The garnet amphibolite in Gore Mountain formed during the Ottawan Orogeny via metamorphism. Past studies suggested that the growth of garnets was aided by magma intrusion and partial melting, but that hypothesis has since been disproven by experiments. The abnormal size of the garnets is attributed to high temperatures and fluid flow introduced by faults.

== Metamorphism ==
The protolith is a spinel-clouded plagioclase metamorphosed gabbro (metagabbro). Metamorphism took place during the Ottawan phase of the Grenville orogeny, when crustal thickening was occurring. The peak temperature of metamorphism was notably high, being over 900 °C. Peak pressure was also quite high, ranging from 9-10 kbar. The metamorphosis of the protolith into garnet amphibolite is marked by orogenic folding and plastic flow, as well as a hydration phase. Garnet growth, introduction of fluid, retrograde metamorphism, and ductile deformation all occurred simultaneously. The fluid flow was likely channelized, as evidence from the large variability in trace elements. Fluid flow induced ion mobility and plasticity, as well as enriching the whole rock chemistry with lithium and thorium and depleting cesium.

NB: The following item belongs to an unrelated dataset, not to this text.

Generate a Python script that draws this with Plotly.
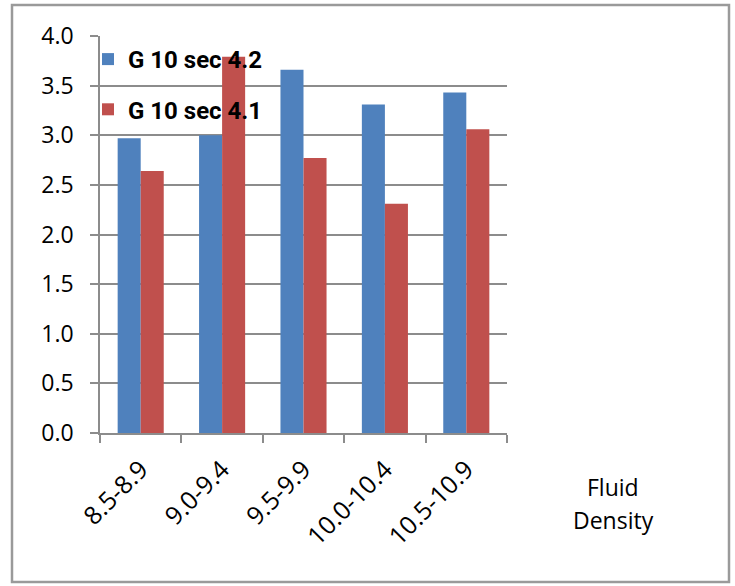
import plotly.graph_objects as go

categories = ["8.5-8.9", "9.0-9.4", "9.5-9.9", "10.0-10.4", "10.5-10.9"]
series_a_name = "G 10 sec 4.2"
series_a = [2.97, 3.00, 3.66, 3.31, 3.43]
series_b_name = "G 10 sec 4.1"
series_b = [2.64, 3.79, 2.77, 2.31, 3.06]

W, H = 735, 586
L, R, T, B = 100, 228, 36, 153
pw = W - L - R
ph = H - T - B

def px_x(x):
    return (x - L) / pw

def px_y(y):
    return (H - B - y) / ph

FONT = "Open Sans, Roboto, sans-serif"

fig = go.Figure()
fig.add_trace(go.Bar(x=categories, y=series_a, name=series_a_name,
                     marker=dict(color="#4F81BD", line=dict(width=0)),
                     legendgroup="a"))
fig.add_trace(go.Bar(x=categories, y=series_b, name=series_b_name,
                     marker=dict(color="#C0504D", line=dict(width=0)),
                     legendgroup="b"))

fig.update_layout(
    width=W, height=H,
    margin=dict(l=L, r=R, t=T, b=B, pad=0),
    paper_bgcolor="white", plot_bgcolor="white",
    barmode="group", bargap=0.434, bargroupgap=0,
    font=dict(family=FONT, size=22, color="#000"),
    legend=dict(x=px_x(88), y=px_y(37), xanchor="left", yanchor="top",
                bgcolor="rgba(0,0,0,0)",
                font=dict(family="Roboto, sans-serif", size=24, color="#000", weight="bold"),
                tracegroupgap=16, itemsizing="constant"),
    showlegend=True,
)
fig.update_yaxes(range=[0, 4], dtick=0.5, tickformat=".1f",
                 tickfont=dict(family=FONT, size=23, color="#000"),
                 ticklabelstandoff=12,
                 showgrid=True, gridcolor="#8c8c8c", gridwidth=1.5,
                 showline=True, linecolor="#8c8c8c", linewidth=1.5,
                 ticks="outside", ticklen=8, tickcolor="#8c8c8c", tickwidth=1.5,
                 zeroline=False, fixedrange=True)
fig.update_xaxes(tickfont=dict(family=FONT, size=25, color="#000"),
                 ticklabelstandoff=10,
                 showline=True, linecolor="#8c8c8c", linewidth=1.5,
                 ticks="outside", ticklen=8, tickcolor="#8c8c8c", tickwidth=1.5,
                 tickson="boundaries", tickangle=-45, showgrid=False)

fig.add_shape(type="rect", xref="paper", yref="paper",
              x0=px_x(12), x1=px_x(729), y0=px_y(582), y1=px_y(5),
              line=dict(color="#9a9a9a", width=2.5), fillcolor="rgba(0,0,0,0)", layer="below")

fig.add_annotation(text="Fluid", xref="paper", yref="paper", x=px_x(613), y=px_y(487),
                   xanchor="center", yanchor="middle",
                   showarrow=False, font=dict(family=FONT, size=23, color="#000"))
fig.add_annotation(text="Density", xref="paper", yref="paper", x=px_x(613), y=px_y(520),
                   xanchor="center", yanchor="middle",
                   showarrow=False, font=dict(family=FONT, size=23, color="#000"))

fig.write_html("out.html")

Aside from the introduction of fluids, metamorphic transformation was isochemical as evidenced by the homogeneity of the garnets. Having all chemical constituents continuously available and constant pressure and temperature conditions during formation is most likely what allowed isochemical transformation and homogeneity in the garnets. The garnets underwent two growth phases and one reabsorption phase. The first growth phase was homogenous, while the second phase was marked by the enrichment of yttrium and titanium in the garnets. In the reabsorption phase, garnets partitioned yttrium but were depleted in titanium. Two periods of cooling occurred, a fast one (91 °C/Ma) and a slow one (26 °C/Ma). Advection dominated cooling happened during topography driven lower crustal flow, while conduction dominated cooling happened one flow stopped.

== Petrological description ==
The rock formation that bears the large garnets in Gore Mountain is an amphibolite that has been enriched in yttrium and lithium.

=== Mineralogy ===
Minerals in the garnet amphibolite include:

- Hornblende
- Plagioclase
- Garnet
- Biotite
- Orthopyroxene

There are some minor cases of sulfides, and there are no olivines.

The garnets in Gore Mountain are abnormally large, with the largest being 1 m in diameter. They have a hardness of 8-9 on the Mohs scale and an average density of 3.95 gm/cm^{3}.

The composition of the garnets are as follows:

- 43% pyrope
- 40% almandine
- 14% grossular
- 2% andradite
- 1% spessartine

=== Trace element geochemistry ===
The garnet amphibolite is strongly enriched in lithium and depleted in copper, cesium, thorium, and uranium.

Trends in the garnet amphibolite include:

- Hornblende and biotite growing bigger with the garnets
- Manganese concentrations increasing towards the outer rim of garnets due to reabsorption
- Enrichment of yttrium and titanium during garnet growth
- Depletion of titanium and enrichment of yttrium during garnet reabsorption
- Overall enrichment of lithium in the whole rock and overall depletion of copper, cesium, thorium, and uranium
- Green-spinel included plagioclase becoming white plagioclase with no inclusions.

== Structures ==
The garnets bear the inclusions in this rock unit, which range from minerals such as acicular rutile, pyrite, plagioclase, pyroxene, hornblende, ilmenite, apatite, and biotite. The most common of these is the acicular rutile. Also shown in the garnets is well-developed tectonic parting.

Viewing the garnet amphibolite as a whole, there is a fault to the south that runs parallel to the contact with a meta-syenite formation. Lineation in the garnet amphibolite is formed by the parallel alignment of hornblende, elongate mafic and felsic minerals, plagioclase pressure shadows, and few instances of elongate garnet.